Music pervades not only indoor controlled environments like cafés, restaurants and malls. Outdoor shopping areas, subways, boom-boom cars drive by, visiting friends- music music music music music music.

We are passive recipient aural vessels. Music no longer requires an act. It merely requires existence, and that someone press a button.

Music has evolved into a fungible state. A symphony, a song, a soundtrack, a serenade- one is as good as another. We value it no longer like individual stones in a jewel box. More like an inexhaustible vein of diamond- valuable but indistinct. Like oxygen, we both need and take little notice it.

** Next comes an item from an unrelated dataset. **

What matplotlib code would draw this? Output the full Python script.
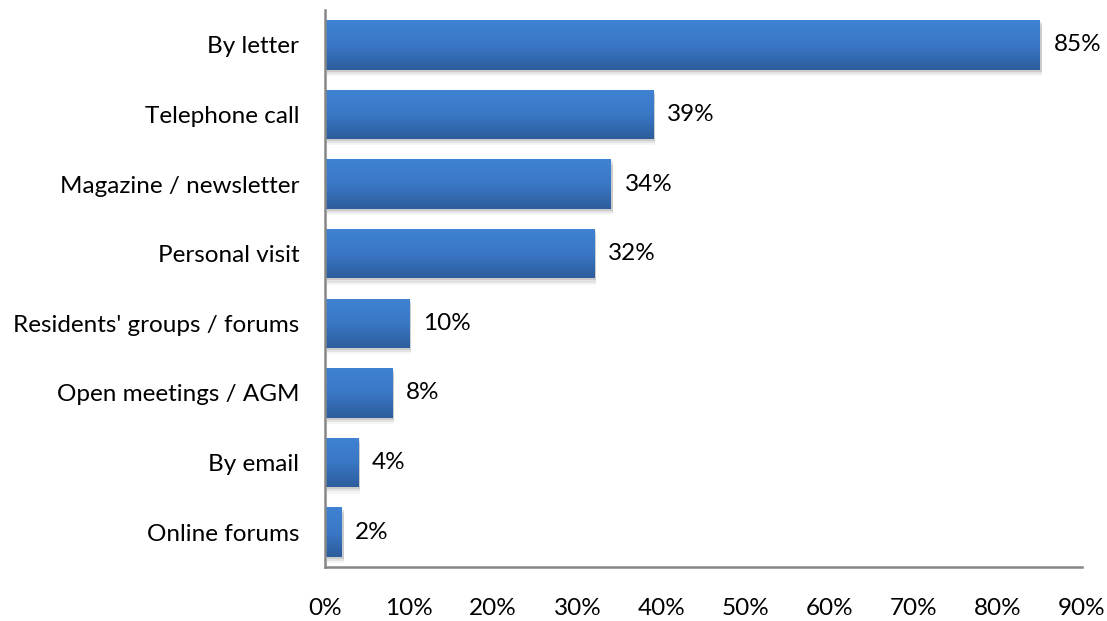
import numpy as np
import matplotlib.pyplot as plt
from matplotlib.colors import LinearSegmentedColormap
from matplotlib.patches import Rectangle

categories = ["By letter", "Telephone call", "Magazine / newsletter", "Personal visit",
              "Residents' groups / forums", "Open meetings / AGM", "By email", "Online forums"]
values = [85, 39, 34, 32, 10, 8, 4, 2]
xticks = [0, 10, 20, 30, 40, 50, 60, 70, 80, 90]

plt.rcParams['font.family'] = ['Lato', 'DejaVu Sans']
FS = 17.5

fig = plt.figure(figsize=(11.07, 6.21), dpi=100)
ax = fig.add_axes([0.2936, 0.087, 0.9774 - 0.2936, 0.9839 - 0.087])

ypos = np.arange(len(categories))
height = 0.71
# light at top, darker towards the bottom
grad = LinearSegmentedColormap.from_list("bar", ["#3f82d3", "#3a78c6", "#2d5d9c"])
gimg = np.linspace(0, 1, 64).reshape(-1, 1)

for y, v in zip(ypos, values):
    # soft shadow
    for k, a in enumerate([0.10, 0.07, 0.04]):
        off = 0.03 + k * 0.03
        ax.add_patch(Rectangle((0.2, y - height / 2 + off), v, height, color="black",
                               alpha=a, lw=0, zorder=1))
    bar = ax.barh(y, v, height=height, color="#3a78c6", zorder=2)[0]
    im = ax.imshow(gimg, cmap=grad, aspect="auto", zorder=3,
                   extent=(0, v, y + height / 2, y - height / 2))
    im.set_clip_path(bar)
    ax.text(v + 1.6, y, f"{v}%", va="center", ha="left", fontsize=FS, color="black", zorder=4)

ax.set_xlim(0, 90)
ax.set_ylim(len(categories) - 0.5, -0.5)
ax.set_yticks(ypos)
ax.set_yticklabels(categories, fontsize=FS)
ax.set_xticks(xticks)
ax.set_xticklabels([f"{t}%" for t in xticks], fontsize=FS)
ax.tick_params(axis="both", length=0)
ax.tick_params(axis="x", pad=22)
ax.tick_params(axis="y", pad=18.5)
for side in ["top", "right"]:
    ax.spines[side].set_visible(False)
for side in ["left", "bottom"]:
    ax.spines[side].set_color("#868686")
    ax.spines[side].set_linewidth(1.8)
    ax.spines[side].set_zorder(5)

fig.savefig("out.png", dpi=100)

Silence is now the act of will. The activity. It intrudes only when we do something to create it. We've inverted the soundscape. Silence survives as the exceptional intruder.

Do not assume the Pianobabbler is ranting here. Abundance need not equate atrocity. And an overstock of supply supplies the supplier a superficially satisfying circumstance. Superficial because oversupply can lead to under-demand.

For now though, the Pianobabbler can predict neither where music's new ubiquity will go, nor where we will go with it.

Maybe if I turned down the classical music that's been streaming while writing I'd have a better idea. I'm not sure who the composer was, but the last piece was quite nice.